Speaker
Description
Over the past years, the ultra-intense laser field has continued to flourish as demonstrated by a growing number of scientific and technological projects. In particular, Europe’s commitment towards ultra-high intensity physics is exemplified by the involvement of several European countries pooling research, network resources and experience to succeed in the completion of different state of the art laser facilities.
ELI consortium represents the core of the European effort to create unique laser facilities that can explore new regimes of laser-matter interaction as has never done before. It is divided into three facilities, ELI-Beamlines in Czech Republic, ELI-NP in Romania and ELI-ALPS in Hungary, each one equipped with unique laser systems and dedicated to a particular type of physics that will be studied. Most of the laser system will be used to generate secondary sources, like electron beams, Xray beams, gamma beams etc. In particular, ELI-Beamlines facility has been designed in order to let interact beams of different nature in unique pump-probe experiments. One of the beamlines – a High Harmonic Generation Beamline - will be designed, delivered and installed by a French company ARDOP as a turn-key system generating a broadband XUV beam.

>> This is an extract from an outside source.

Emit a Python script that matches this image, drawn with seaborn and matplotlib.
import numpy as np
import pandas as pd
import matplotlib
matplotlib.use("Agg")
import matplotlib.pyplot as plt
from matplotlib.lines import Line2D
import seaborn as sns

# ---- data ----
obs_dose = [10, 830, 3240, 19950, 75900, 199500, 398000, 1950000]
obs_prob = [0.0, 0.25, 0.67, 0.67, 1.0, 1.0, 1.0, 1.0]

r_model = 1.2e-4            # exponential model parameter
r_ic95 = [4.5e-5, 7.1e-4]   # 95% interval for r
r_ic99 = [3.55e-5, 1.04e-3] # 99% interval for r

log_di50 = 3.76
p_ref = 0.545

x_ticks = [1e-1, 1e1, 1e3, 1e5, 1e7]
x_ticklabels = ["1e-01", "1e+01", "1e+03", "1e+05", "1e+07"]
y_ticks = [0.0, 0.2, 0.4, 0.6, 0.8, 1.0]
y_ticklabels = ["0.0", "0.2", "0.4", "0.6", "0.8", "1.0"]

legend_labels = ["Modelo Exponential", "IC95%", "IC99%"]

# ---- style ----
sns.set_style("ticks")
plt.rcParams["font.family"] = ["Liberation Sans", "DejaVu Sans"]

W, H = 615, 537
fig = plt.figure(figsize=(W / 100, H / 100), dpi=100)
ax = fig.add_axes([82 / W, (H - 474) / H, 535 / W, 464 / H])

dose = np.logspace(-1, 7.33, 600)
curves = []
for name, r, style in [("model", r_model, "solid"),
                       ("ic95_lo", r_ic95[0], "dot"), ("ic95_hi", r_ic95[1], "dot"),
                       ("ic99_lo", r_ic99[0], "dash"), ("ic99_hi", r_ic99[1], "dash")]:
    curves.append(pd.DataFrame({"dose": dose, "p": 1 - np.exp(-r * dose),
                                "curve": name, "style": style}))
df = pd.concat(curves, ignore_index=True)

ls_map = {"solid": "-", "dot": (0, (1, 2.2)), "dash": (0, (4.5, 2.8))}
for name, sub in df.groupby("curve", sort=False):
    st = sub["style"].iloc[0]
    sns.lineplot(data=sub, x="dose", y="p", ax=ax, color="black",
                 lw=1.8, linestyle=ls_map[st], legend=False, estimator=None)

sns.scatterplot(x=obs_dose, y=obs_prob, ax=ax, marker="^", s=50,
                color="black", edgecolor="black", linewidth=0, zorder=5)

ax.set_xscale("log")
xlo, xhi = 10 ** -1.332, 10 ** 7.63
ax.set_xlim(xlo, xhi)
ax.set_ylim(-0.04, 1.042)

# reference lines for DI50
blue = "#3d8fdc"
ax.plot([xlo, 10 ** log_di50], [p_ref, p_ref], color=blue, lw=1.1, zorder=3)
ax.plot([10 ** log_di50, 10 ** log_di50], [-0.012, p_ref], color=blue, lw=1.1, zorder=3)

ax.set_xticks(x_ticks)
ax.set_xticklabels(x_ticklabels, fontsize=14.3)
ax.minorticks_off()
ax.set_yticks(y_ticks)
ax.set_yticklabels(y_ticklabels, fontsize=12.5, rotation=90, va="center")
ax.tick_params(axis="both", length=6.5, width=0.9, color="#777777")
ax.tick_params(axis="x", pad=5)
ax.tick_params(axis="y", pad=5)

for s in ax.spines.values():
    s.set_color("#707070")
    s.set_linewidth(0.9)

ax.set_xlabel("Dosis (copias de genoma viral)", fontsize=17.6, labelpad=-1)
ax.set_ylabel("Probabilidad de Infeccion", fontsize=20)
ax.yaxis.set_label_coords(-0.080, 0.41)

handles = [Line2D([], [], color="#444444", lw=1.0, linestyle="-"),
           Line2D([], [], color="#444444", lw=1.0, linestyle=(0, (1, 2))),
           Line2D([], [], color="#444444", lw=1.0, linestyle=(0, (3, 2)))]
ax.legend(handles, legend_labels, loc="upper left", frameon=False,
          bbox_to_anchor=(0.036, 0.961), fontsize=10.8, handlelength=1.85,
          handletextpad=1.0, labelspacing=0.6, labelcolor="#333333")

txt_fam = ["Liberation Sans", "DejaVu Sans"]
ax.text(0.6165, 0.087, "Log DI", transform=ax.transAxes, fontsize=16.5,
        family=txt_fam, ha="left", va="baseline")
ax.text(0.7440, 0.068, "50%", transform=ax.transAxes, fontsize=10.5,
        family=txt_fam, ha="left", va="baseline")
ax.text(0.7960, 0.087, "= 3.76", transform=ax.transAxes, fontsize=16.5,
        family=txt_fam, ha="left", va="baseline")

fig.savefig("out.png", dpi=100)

The HHG beamline has been designed to accept two driving 1 kHz laser beams with pulse duration <20 fs and energy up to 100 mJ and, to superpose and focus them on a gas cell, to filter-out the residual laser beams and to characterize the generated XUV beam. The system can generate a very broadband radiation in the XUV region (from 5nm to 120), thanks to its modular design that allows to work at different focusing geometries (focal lengths from 1 m to 20 m), the gas cell that has a variable length and the choice of different rare gases.
The beamline is composed of four meter-size vessels, a complete IR rejection system done of grazing incidence mirrors and thin metallic filters, and a diagnostic system including a focusing flat-field spectrometer, a wavefront sensor and a calibrated photodiode for photon flux measurements.
The HHG Beamline has been designed also to accommodate two parallel driving lasers, generating two parallel XUV beams. To our knowledge, this is the only HHG beamline that can generate such a broad spectrum at such high intensities.
The HHG Beamline installation in Czech Republic should start in september and will be operational by the end of 2016.